I guess I'm just anxious about large groups (commercial, university or otherwise) dominating cliffs, and that's a subtext of my earlier post and deciding to pull the rope. That said, there is plenty of rock out there, and are more conciliatory approach would have been to climb another route or just move the rope over...

Paul
7/07/2008
4:29:35 PM
I understand that large groups can have a big impact on the atmosphere of a crag, but lets not forget that university groups, commercial operations or school climbing trips were how many of us got our introduction to the sport. Group management and communication with larger groups can be difficult at times. The paitence ant tollerence of others is always appreciated even though it may not be clearly evident at the time.

Paul

Capt_mulch
7/07/2008
4:42:41 PM
It sounds like everyone needs to communicate more. I went to Thompsons Point at Nowra the other week and it was packed, including a large group from ANU. I was really impressed how everyone (from NooB to beard stroker) worked in together and made some new friends at the same time. Places like Werribee Gorge, you gotta expect the situation that was described. Perfect excuse to talk to other people and maybe help each other out...

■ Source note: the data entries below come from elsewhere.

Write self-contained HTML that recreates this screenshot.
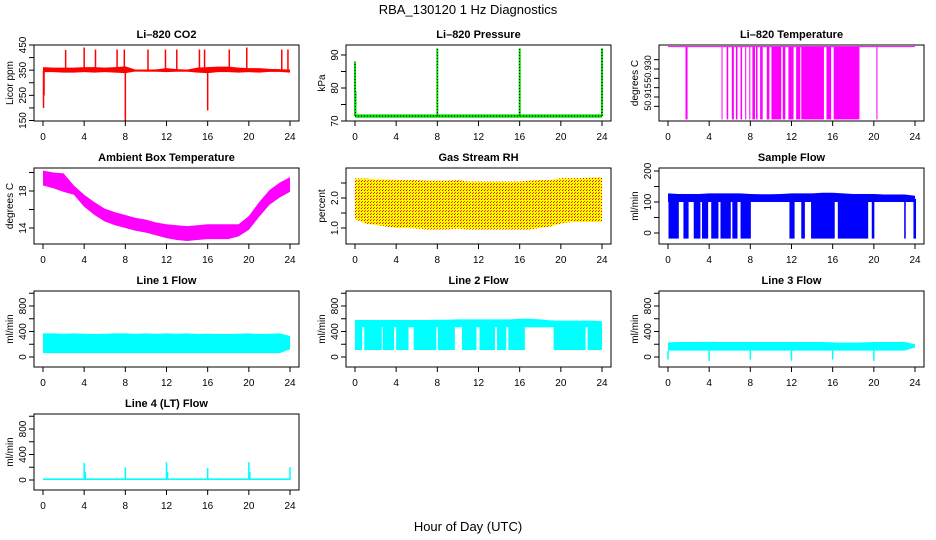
<!DOCTYPE html>
<html><head><meta charset="utf-8"><style>
body{margin:0;background:#fff}
svg{display:block;font-family:"Liberation Sans",sans-serif}
</style></head><body>
<svg id="c" width="936" height="540" viewBox="0 0 936 540">
<defs>
<pattern id="rhpat" width="3" height="3" patternUnits="userSpaceOnUse"><rect width="3" height="3" fill="#ffff00"/><rect x="1" y="1" width="1" height="1" fill="#ff0000"/><rect x="2" y="0" width="1" height="1" fill="#ff4000"/></pattern>
</defs>
<text x="468" y="14" text-anchor="middle" font-size="13">RBA_130120  1 Hz Diagnostics</text>
<text x="468" y="531" text-anchor="middle" font-size="13">Hour of Day (UTC)</text>
</svg>
<script>
const hours=[0,1,2,3,4,5,6,7,8,9,10,11,12,13,14,15,16,17,18,19,20,21,22,23,24];
const xTicks=[0,4,8,12,16,20,24];
// CO2
const co2Base=348;
const co2Hi=[362,360,360,360,362,362,360,362,365,352,352,353,358,354,352,360,362,364,364,360,358,358,355,354,352];
const co2Lo=[342,342,340,340,342,340,342,340,338,345,344,344,342,344,344,340,338,342,342,340,342,340,343,343,340];
const co2SpikeT=[0.05,0.1,2.2,4.0,5.1,7.2,7.9,8.0,10.2,11.9,13.0,15.2,15.7,16.0,18.1,19.8,23.2,23.8];
const co2SpikeV=[200,250,430,440,432,432,432,150,432,432,432,432,432,190,432,440,432,432];
// Pressure
const presBase=71.5;
const presSpikeT=[0.0,0.05,8.0,16.0,24.0];
const presSpikeV=[88,79,92,92,92];
// Li-820 temperature
const ltBase=50.942, ltDrop=50.903;
const ltDropStart=[1.7,5.2,5.7,6.2,6.6,7.05,7.5,7.9,8.2,8.55,8.95,9.6,10.05,11.15,11.7,12.45,12.95,15.4,16.1,20.25];
const ltDropEnd=[1.9,5.28,5.85,6.4,6.75,7.2,7.6,8.0,8.45,8.7,9.2,9.85,11.0,11.4,12.2,12.85,15.15,15.85,18.6,20.35];
// Ambient temperature
const ambHi=[20.2,20.0,19.9,18.6,17.6,16.8,16.1,15.7,15.4,15.1,14.9,14.6,14.4,14.3,14.2,14.3,14.4,14.4,14.4,14.4,15.3,16.8,18.1,18.9,19.5];
const ambLo=[18.6,18.3,17.9,17.6,16.3,15.4,14.7,14.3,14.0,13.7,13.5,13.2,12.9,12.7,12.6,12.7,12.8,12.8,12.8,13.1,13.8,15.2,16.5,17.3,17.9];
// Gas stream RH
const rhHi=[2.65,2.65,2.62,2.62,2.6,2.6,2.6,2.58,2.58,2.58,2.6,2.55,2.55,2.55,2.55,2.55,2.55,2.58,2.6,2.6,2.66,2.66,2.66,2.68,2.68];
const rhLo=[1.3,1.15,1.1,1.05,1.0,1.0,0.98,0.95,0.95,0.95,0.98,0.95,0.95,0.95,0.95,0.95,0.95,0.95,1.0,1.05,1.15,1.2,1.2,1.2,1.2];
// Sample flow
const sfHi=[128,126,126,126,128,128,128,128,126,125,125,126,128,128,128,130,130,128,126,126,126,124,124,124,120];
const sfLo=[100,100,100,100,100,100,100,100,100,100,100,100,100,100,100,100,100,100,100,100,100,100,100,100,100];
const sfDropStart=[0.05,1.5,2.5,3.3,4.2,5.1,6.25,7.05,11.8,12.95,13.9,16.5,19.8,22.95,23.85];
const sfDropEnd=[1.05,2.0,3.15,3.9,4.9,6.1,6.75,8.05,12.3,13.3,16.2,19.45,20.05,23.1,24.1];
const sfDropMin=-18;
// Line flows
const l1Hi=[370,370,365,370,365,360,365,370,370,365,370,365,370,365,370,360,365,360,360,365,370,360,365,370,330];
const l1Lo=[60,60,60,60,60,60,60,60,60,60,60,60,60,60,60,60,60,60,60,60,60,60,60,60,120];
const l2Hi=[580,580,580,580,580,580,580,580,585,585,590,590,590,590,590,590,600,600,590,575,570,570,570,570,560];
const l2Mid=470;
const l2Lo=110;
const l2GapStart=[0.7,2.6,3.8,5.2,7.9,9.7,11.8,13.6,14.7,16.5,22.4];
const l2GapEnd=[0.9,2.7,4.0,5.7,8.05,10.4,12.1,13.8,14.9,19.3,22.6];
const l3Hi=[230,235,235,235,240,235,235,235,235,235,235,235,235,235,235,235,230,225,225,230,235,235,235,235,200];
const l3Lo=[100,100,100,100,100,100,100,100,100,100,100,100,100,100,100,100,100,100,100,100,100,100,100,100,150];
const l3DipT=[0.0,4.0,8.0,12.0,16.0,20.0];
const l3DipV=[-40,-60,-40,-60,-40,-60];
const l4Base=15;
const l4SpikeT=[4.0,4.1,8.0,12.0,12.1,16.0,20.0,20.1,24.0];
const l4SpikeV=[270,130,200,280,130,190,280,130,200];

const NS='http://www.w3.org/2000/svg';
const svg=document.getElementById('c');
const colX=[43,355,668], SPAN=247, rowTop=[45,168,291,414], H=76;
function mk(tag,attrs,parent){const e=document.createElementNS(NS,tag);for(const k in attrs)e.setAttribute(k,attrs[k]);(parent||svg).appendChild(e);return e;}

function panel(col,row,name,title,ylab,v1,o1,v2,o2,ticks,labels,dec,lfs){
  const g=mk('g',{});
  
  
  const x0=colX[col], top=rowTop[row], L=x0-9, R=x0+SPAN+9, B=top+H;
  const x=t=>x0+t*SPAN/24;
  const y=v=>top+o1+(v-v1)*(o2-o1)/(v2-v1);
  const plot=mk('g',{'clip-path':'url(#clip'+name+')'},g);
  const cp=mk('clipPath',{id:'clip'+name},g);
  mk('rect',{x:L,y:top,width:R-L,height:H},cp);
  const tt=mk('text',{x:(L+R)/2,y:top-7,'text-anchor':'middle','font-size':11,'font-weight':'bold'},g);
  tt.textContent=title;
  
  
  const yl=mk('text',{x:0,y:0,'text-anchor':'middle','font-size':10,transform:`translate(${L-21},${top+H/2}) rotate(-90)`},g);
  yl.textContent=ylab;
  
  
  xTicks.forEach(t=>{
    mk('line',{x1:x(t),x2:x(t),y1:B,y2:B+5,stroke:'#000'},g);
    const l=mk('text',{x:x(t),y:B+19,'text-anchor':'middle','font-size':10},g);
    l.textContent=t;
    
    
  });
  mk('line',{x1:x(0),x2:x(24),y1:B,y2:B,stroke:'#000'},g);
  ticks.forEach(v=>{
    const yy=y(v); if(yy<top-1||yy>B+1)return;
    mk('line',{x1:L-5,x2:L,y1:yy,y2:yy,stroke:'#000'},g);
  });
  labels.forEach(v=>{
    const yy=y(v);
    const l=mk('text',{x:0,y:0,'text-anchor':'middle','font-size':lfs||10,transform:`translate(${L-8},${yy}) rotate(-90)`},g);
    l.textContent=dec?v.toFixed(dec):String(v);
    
    
  });
  return {g,plot,x,y,L,R,top,B,name};
}
function frame(p){const r=mk('rect',{x:p.L,y:p.top,width:p.R-p.L,height:H,fill:'none',stroke:'#000'},p.g);}
function band(p,hi,lo,fill,name){
  let d='M'+hours.map((t,i)=>p.x(t)+','+p.y(hi[i])).join('L');
  d+='L'+hours.slice().reverse().map((t,j)=>{const i=hours.length-1-j;return p.x(t)+','+p.y(lo[i]);}).join('L')+'Z';
  const e=mk('path',{d,fill,stroke:'none'},p.plot);
  
  
  return e;
}
function vline(p,t,v1,v2,color,w,name){
  const e=mk('line',{x1:p.x(t),x2:p.x(t),y1:p.y(v1),y2:p.y(v2),stroke:color,'stroke-width':w||1},p.plot);
  
  
  return e;
}
function rectI(p,t1,t2,v1,v2,color,name){
  const e=mk('rect',{x:p.x(t1),y:Math.min(p.y(v1),p.y(v2)),width:Math.max(1,p.x(t2)-p.x(t1)),height:Math.abs(p.y(v1)-p.y(v2)),fill:color},p.plot);
  
  
  return e;
}

// 1 CO2
let p=panel(0,0,'co2','Li\u2013820 CO2','Licor ppm',450,0,150,75.5,[150,200,250,300,350,400,450],[150,250,350,450]);
band(p,co2Hi,co2Lo,'#ff0000','co2-noise-band');
mk('line',{x1:p.x(0),x2:p.x(24),y1:p.y(co2Base),y2:p.y(co2Base),stroke:'#f00','stroke-width':2},p.plot);
co2SpikeT.forEach((t,i)=>vline(p,t,co2Base,co2SpikeV[i],'#f00',1.5,'co2-spike'));
frame(p);
// 2 Pressure
p=panel(1,0,'pressure','Li\u2013820 Pressure','kPa',70,76,90,10,[70,75,80,85,90],[70,80,90]);
rectI(p,0,24,71.0,72.0,'#00dd00','pressure-band');
mk('line',{x1:p.x(0),x2:p.x(24),y1:p.y(presBase),y2:p.y(presBase),stroke:'#000','stroke-width':1,'stroke-dasharray':'1,2'},p.plot);
presSpikeT.forEach((t,i)=>{vline(p,t,presBase,presSpikeV[i],'#00dd00',2,'pressure-spike');vline(p,t,presBase,presSpikeV[i],'#000',1,'pressure-spike-dots').setAttribute('stroke-dasharray','1,2');});
frame(p);
// 3 Li-820 temperature
p=panel(2,0,'li820-temp','Li\u2013820 Temperature','degrees C',50.930,24,50.915,52,[50.935,50.930,50.925,50.920,50.915,50.910],[50.930,50.915],3,9);
mk('line',{x1:p.x(0),x2:p.x(24),y1:p.y(ltBase),y2:p.y(ltBase),stroke:'#ff00ff'},p.plot);
ltDropStart.forEach((t,i)=>rectI(p,t,ltDropEnd[i],ltBase,ltDrop,'#ff00ff','temp-drop'));
frame(p);
// 4 Ambient
p=panel(0,1,'ambient','Ambient Box Temperature','degrees C',18,23,14,60,[14,16,18,20],[14,18]);
band(p,ambHi,ambLo,'#ff00ff','ambient-band');
frame(p);
// 5 RH
p=panel(1,1,'rh','Gas Stream RH','percent',2.0,30,1.0,60,[1.0,1.5,2.0,2.5],[1.0,2.0],1);
band(p,rhHi,rhLo,'url(#rhpat)','rh-band');
frame(p);
// 6 Sample flow
p=panel(2,1,'sample-flow','Sample Flow','ml/min',0,65,200,3,[0,50,100,150,200],[0,100,200]);
band(p,sfHi,sfLo,'#0000ff','sample-flow-band');
sfDropStart.forEach((t,i)=>rectI(p,t,sfDropEnd[i],sfDropMin,110,'#0000ff','sample-flow-dropout'));
frame(p);
// 7-9 line flows
const flowTicks=[0,200,400,600,800,1000], flowLabels=[0,400,800];
p=panel(0,2,'line1','Line 1 Flow','ml/min',0,66,800,15,flowTicks,flowLabels);
band(p,l1Hi,l1Lo,'#00ffff','line1-band');
frame(p);
p=panel(1,2,'line2','Line 2 Flow','ml/min',0,66,800,15,flowTicks,flowLabels);
band(p,l2Hi,hours.map(()=>l2Mid),'#00ffff','line2-top-band');
rectI(p,0,24,l2Lo,l2Mid,'#00ffff','line2-low-band');
l2GapStart.forEach((t,i)=>rectI(p,t,l2GapEnd[i],l2Lo-5,l2Mid-5,'#ffffff','line2-gap'));
frame(p);
p=panel(2,2,'line3','Line 3 Flow','ml/min',0,66,800,15,flowTicks,flowLabels);
band(p,l3Hi,l3Lo,'#00ffff','line3-band');
l3DipT.forEach((t,i)=>vline(p,t,100,l3DipV[i],'#00ffff',1.5,'line3-dip'));
frame(p);
p=panel(0,3,'line4','Line 4 (LT) Flow','ml/min',0,66,800,15,flowTicks,flowLabels);
rectI(p,0,24,0,l4Base+10,'#00ffff','line4-base');
l4SpikeT.forEach((t,i)=>vline(p,t,0,l4SpikeV[i],'#00ffff',1.5,'line4-spike'));
frame(p);
</script>
</body></html>
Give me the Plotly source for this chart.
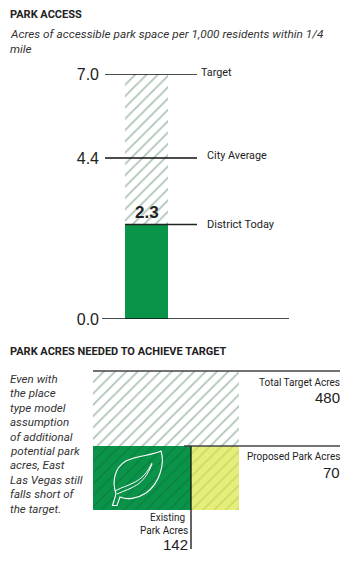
import plotly.graph_objects as go

W, H = 354, 575

# Upper chart. The source is not drawn to a linear scale, so the drawn heights
# are read from the picture and the printed values are kept as labels.
access_labels = ["0.0", "2.3", "4.4", "7.0"]
access_drawn = [0, 2.7, 4.6, 7.0]
access_names = ["District Today", "City Average", "Target"]

# Lower chart
existing_acres = 142
proposed_acres = 70
target_acres = 480
bottom_row_drawn = 221  # height of the lower row as drawn, on the 0-480 axis

INK = "#222222"
FONT = "Roboto"
GREEN = "#09944a"
GREEN_H = "#0c8242"
YELLOW = "#e6ee7a"
YELLOW_H = "#cdda68"
HATCH = "#adc4b5"


def px(x):
    return x / W


def py(y):
    return 1 - y / H


def pat(fg, bg, size=8, sol=0.22):
    return dict(shape="/", fgcolor=fg, bgcolor=bg, size=size, solidity=sol, fillmode="replace")


fig = go.Figure()
# upper bars
fig.add_trace(go.Bar(x=[44.5], y=[access_drawn[3]], width=[43], xaxis="x", yaxis="y",
                     marker=dict(color="white", pattern=pat(HATCH, "white"), line_width=0)))
fig.add_trace(go.Bar(x=[44.5], y=[access_drawn[1]], width=[43], xaxis="x", yaxis="y",
                     marker=dict(color=GREEN, line_width=0)))
# lower bars
row_total = existing_acres + proposed_acres
fig.add_trace(go.Bar(x=[row_total / 2], y=[target_acres - bottom_row_drawn], base=[bottom_row_drawn],
                     width=[row_total], xaxis="x2", yaxis="y2",
                     marker=dict(color="white", pattern=pat(HATCH, "white"), line_width=0)))
fig.add_trace(go.Bar(x=[existing_acres / 2], y=[bottom_row_drawn], width=[existing_acres],
                     xaxis="x2", yaxis="y2",
                     marker=dict(color=GREEN, pattern=pat(GREEN_H, GREEN), line_width=0)))
fig.add_trace(go.Bar(x=[existing_acres + proposed_acres / 2], y=[bottom_row_drawn], width=[proposed_acres],
                     xaxis="x2", yaxis="y2",
                     marker=dict(color=YELLOW, pattern=pat(YELLOW_H, YELLOW), line_width=0)))

shapes = []


def pline(x0, y0, x1, y1, color="#333333", w=1.3):
    shapes.append(dict(type="line", xref="paper", yref="paper", x0=px(x0), y0=py(y0), x1=px(x1), y1=py(y1),
                       line=dict(color=color, width=w), layer="above"))


def dline(x0, x1, v, color="#111111", w=1.3):
    shapes.append(dict(type="line", xref="x", yref="y", x0=x0, x1=x1, y0=v, y1=v,
                       line=dict(color=color, width=w), layer="above"))


dline(3, 95, access_drawn[3])
dline(3, 95, access_drawn[2])
dline(23, 95, access_drawn[1], "#222222")
dline(0, 187, access_drawn[0])

pline(93, 371, 340, 371, "#444444", 1.3)
pline(184, 446, 340, 446, "#444444", 1.3)
pline(191, 446, 191, 549, "#111111", 1.3)


def leaf(pts):
    out = []
    for cmd, coords in pts:
        s = cmd
        s += " ".join(f"{px(a):.5f},{py(b):.5f}" for a, b in coords)
        out.append(s)
    return " ".join(out)


body = leaf([
    ("M", [(112.5, 505.5)]),
    ("L", [(116, 494)]),
    ("C", [(112, 482), (114, 468), (126, 461)]),
    ("C", [(138, 455), (150, 456), (161, 451)]),
    ("C", [(165, 463), (160, 483), (146, 493)]),
    ("C", [(137, 499), (127, 500), (120, 497)]),
    ("L", [(117, 505.5)]),
    ("Z", []),
])
vein1 = leaf([("M", [(115, 491)]), ("C", [(130, 483), (142, 484), (152, 463)])])
vein2 = leaf([("M", [(117, 494)]), ("C", [(132, 487), (143, 487), (152, 464)])])
for d, w in ((body, 1.1), (vein1, 1.0), (vein2, 1.0)):
    shapes.append(dict(type="path", xref="paper", yref="paper", path=d,
                       line=dict(color="white", width=w), layer="above"))

ann = []


def text(x, y, s, size=10.5, anchor="left", color=INK, bold=False, italic=False, family=FONT):
    if bold:
        s = f"<b>{s}</b>"
    if italic:
        s = f"<i>{s}</i>"
    ann.append(dict(xref="paper", yref="paper", x=px(x), y=py(y), text=s, showarrow=False,
                    xanchor=anchor, yanchor="middle", borderpad=0, borderwidth=0, align=anchor,
                    font=dict(size=size, color=color, family=family)))


text(10, 15, "PARK ACCESS", 11, bold=True)
text(10, 34, "Acres of accessible park space per 1,000 residents within 1/4", 11.8, italic=True, color="#333333")
text(10, 49, "mile", 11.8, italic=True, color="#333333")
text(146.5, 212, access_labels[1], 17, "center", bold=True, family="Liberation Sans")
text(201, 73, access_names[2], 10.8)
text(207, 155, access_names[1], 10.8)
text(207, 224, access_names[0], 11)

text(10, 351, "PARK ACRES NEEDED TO ACHIEVE TARGET", 11, bold=True)
note = ["Even with", "the place", "type model", "assumption", "of additional", "potential park",
        "acres, East", "Las Vegas still", "falls short of", "the target."]
for i, line in enumerate(note):
    text(10, 379 + i * 14.4, line, 11.6, italic=True, color="#333333")

text(340, 382, "Total Target Acres", 10, "right")
text(340, 397, str(target_acres), 15, "right", family="Liberation Sans")
text(340, 456, "Proposed Park Acres", 10, "right")
text(340, 472, str(proposed_acres), 15, "right", family="Liberation Sans")
text(185, 517, "Existing", 10, "right")
text(188, 530, "Park Acres", 10, "right")
text(188, 544, str(existing_acres), 15, "right", family="Liberation Sans")

hidden = dict(visible=False, fixedrange=True, automargin=False)
fig.update_layout(
    template="none",
    width=W, height=H, autosize=False,
    margin=dict(l=0, r=0, t=0, b=0, pad=0),
    paper_bgcolor="white", plot_bgcolor="rgba(0,0,0,0)",
    showlegend=False, barmode="overlay", bargap=0,
    xaxis=dict(domain=[px(102), px(289)], range=[0, 187], anchor="y", **hidden),
    yaxis=dict(domain=[py(319), py(74)], range=[0, 7], anchor="x", fixedrange=True, automargin=False,
               showgrid=False, zeroline=False, showline=False, ticks="", ticklabelstandoff=2,
               tickmode="array", tickvals=[access_drawn[0], access_drawn[2], access_drawn[3]],
               ticktext=[access_labels[0], access_labels[2], access_labels[3]],
               tickfont=dict(size=16, color=INK, family="Liberation Sans")),
    xaxis2=dict(domain=[px(93), px(239)], range=[0, existing_acres + proposed_acres], anchor="y2", **hidden),
    yaxis2=dict(domain=[py(510), py(371)], range=[0, target_acres], anchor="x2", **hidden),
    shapes=shapes, annotations=ann,
)
fig.write_html("out.html", config=dict(displayModeBar=False, responsive=False),
               post_script="document.body.style.margin='0';document.body.style.overflow='hidden';")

Hey, there was even a Cam Angel walking around at Nowra lending cams on the bits that needed that extra bit of pro.

foreverabumbly
7/07/2008
9:48:02 PM
As a climber, I hate when uni or school groups are at the crag Im at, I have had ropes dropped on my head from top ropers who dont look down, knocking me off my climb I was leading. It sucks to see a rope sit all day on a climb you want to, and the noise is grinding.

As a Uni student I am now one of those groups and I hate climbers who pull top ropes and who walk around in self righteous arrogance..

As an instructor I have to find a way to keep both happy and to live together.